Extract, exactly as written, each line from the start of the records below to the line containing "(7.5,10) -- (608,10);", both ends included; drop the pictures.

* Data records

** Begin **

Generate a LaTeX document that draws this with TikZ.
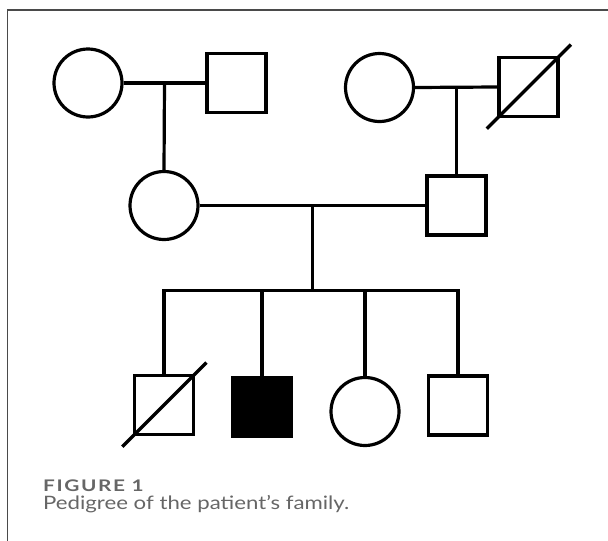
\documentclass[tikz,border=0pt]{standalone}
\usepackage{fontspec}
\setmainfont{Lato}
\newfontfamily\capfont[FakeStretch=1.2]{Lato}
\newfontfamily\captitlefont[FakeStretch=1.3,LetterSpace=10]{Lato}
\usetikzlibrary{calc}
\definecolor{capgray}{HTML}{666666}
\definecolor{framegray}{HTML}{4A4A4A}
\tikzset{
  lw/.style={line width=3.2pt},
  female/.style={draw, circle, lw, minimum size=68pt, inner sep=0pt},
  male/.style={draw, rectangle, lw, minimum size=59pt, inner sep=0pt},
  affected/.style={male, fill=black},
  conn/.style={lw},
  slash/.style={lw, shorten <=-15pt, shorten >=-16pt},
  captitle/.style={anchor=base west, inner sep=0pt, text=capgray, font=\captitlefont\fontsize{16}{18}\selectfont\bfseries},
  captext/.style={anchor=base west, inner sep=0pt, text=capgray, font=\capfont\fontsize{18.5}{21}\selectfont}
}
\begin{document}
\begin{tikzpicture}[x=1pt,y=-1pt]
\useasboundingbox (0,0) rectangle (608,541);
\draw[framegray, line width=1.3pt] (7.5,541) -- (7.5,10) -- (608,10);

% generation I
\node[female] (f1) at (88,83) {};
\node[male] (m1) at (236.5,83) {};
\node[female] (f2) at (379.5,87.5) {};
\node[male] (m2) at (528.5,87) {};
% generation II
\node[female] (mo) at (164,205.5) {};
\node[male] (fa) at (456.5,205.5) {};
% generation III
\node[male] (c1) at (164,405) {};
\node[affected] (c2) at (262,407) {};
\node[female] (c3) at (365,411.5) {};
\node[male] (c4) at (458,405.5) {};

% deceased slashes
\draw[slash] (m2.south west) -- (m2.north east);
\draw[slash] (c1.south west) -- (c1.north east);

% couples
\draw[conn] (f1.east) -- (m1.west);
\draw[conn] (f2.east) -- (m2.west);
\draw[conn] (mo.east) -- (fa.west);
\coordinate (d1) at ($(f1.east)!0.5!(m1.west)$);
\coordinate (d2) at ($(f2.east)!0.5!(m2.west)$);
\coordinate (d3) at ($(mo.east)!0.5!(fa.west)$);
\draw[conn] (d1) -- (mo.north);
\draw[conn] (d2) -- (d2 |- fa.north);
\coordinate (sib) at ($(d3)+(0,85)$);
\draw[conn] (d3) -- (sib);
\draw[conn] (c1.north) |- (sib) -| (c4.north);
\draw[conn] (c2.north) -- (c2.north |- sib);
\draw[conn] (c3.north) -- (c3.north |- sib);

% caption
\node[captitle] (t1) at (43,491) {FIGURE 1};
\node[captext] (t2) at (43,509) {Pedigree of the patient’s family.};
\end{tikzpicture}
\end{document}
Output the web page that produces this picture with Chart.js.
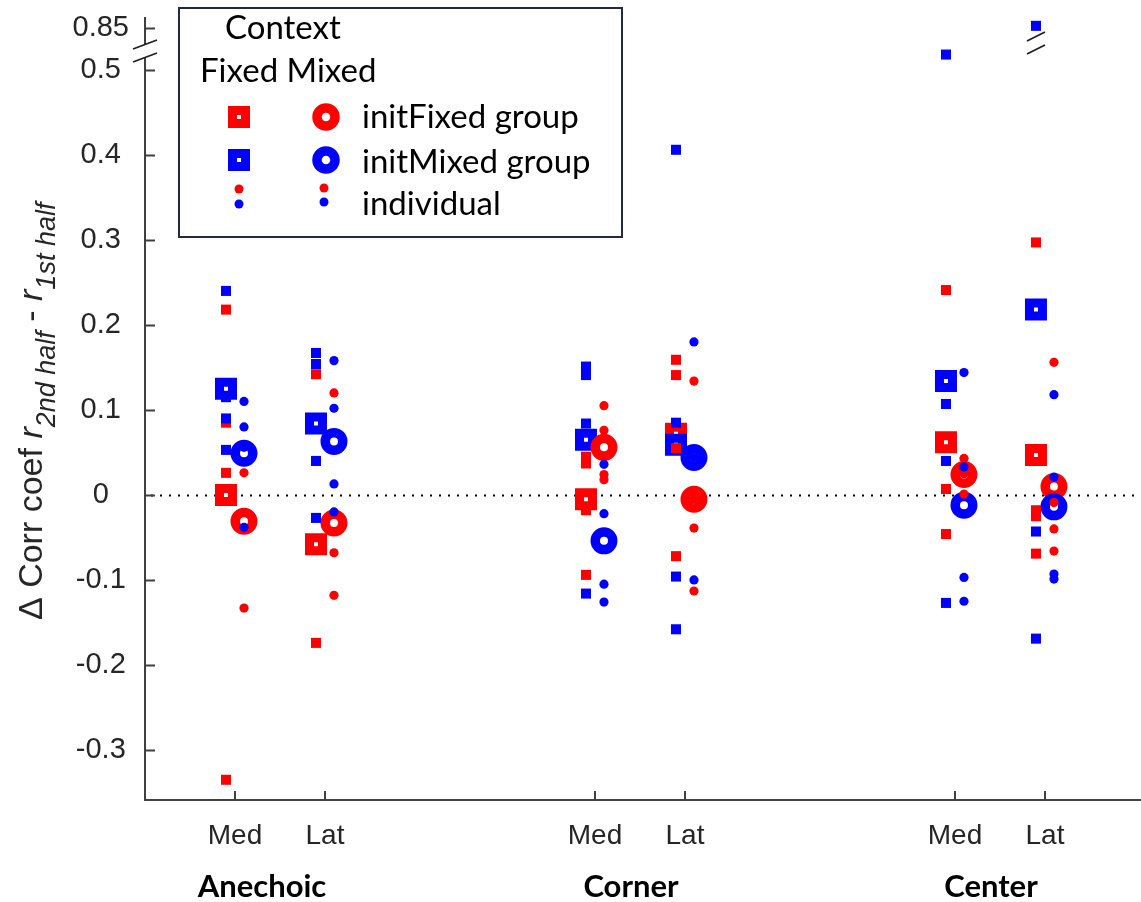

** End **

* The answer
Generate a LaTeX document that draws this with TikZ.
\documentclass[tikz,border=0pt]{standalone}
\usepackage{fontspec}
\setmainfont{Lato}
\newfontfamily\capfont[FakeStretch=1.2]{Lato}
\newfontfamily\captitlefont[FakeStretch=1.3,LetterSpace=10]{Lato}
\usetikzlibrary{calc}
\definecolor{capgray}{HTML}{666666}
\definecolor{framegray}{HTML}{4A4A4A}
\tikzset{
  lw/.style={line width=3.2pt},
  female/.style={draw, circle, lw, minimum size=68pt, inner sep=0pt},
  male/.style={draw, rectangle, lw, minimum size=59pt, inner sep=0pt},
  affected/.style={male, fill=black},
  conn/.style={lw},
  slash/.style={lw, shorten <=-15pt, shorten >=-16pt},
  captitle/.style={anchor=base west, inner sep=0pt, text=capgray, font=\captitlefont\fontsize{16}{18}\selectfont\bfseries},
  captext/.style={anchor=base west, inner sep=0pt, text=capgray, font=\capfont\fontsize{18.5}{21}\selectfont}
}
\begin{document}
\begin{tikzpicture}[x=1pt,y=-1pt]
\useasboundingbox (0,0) rectangle (608,541);
\draw[framegray, line width=1.3pt] (7.5,541) -- (7.5,10) -- (608,10);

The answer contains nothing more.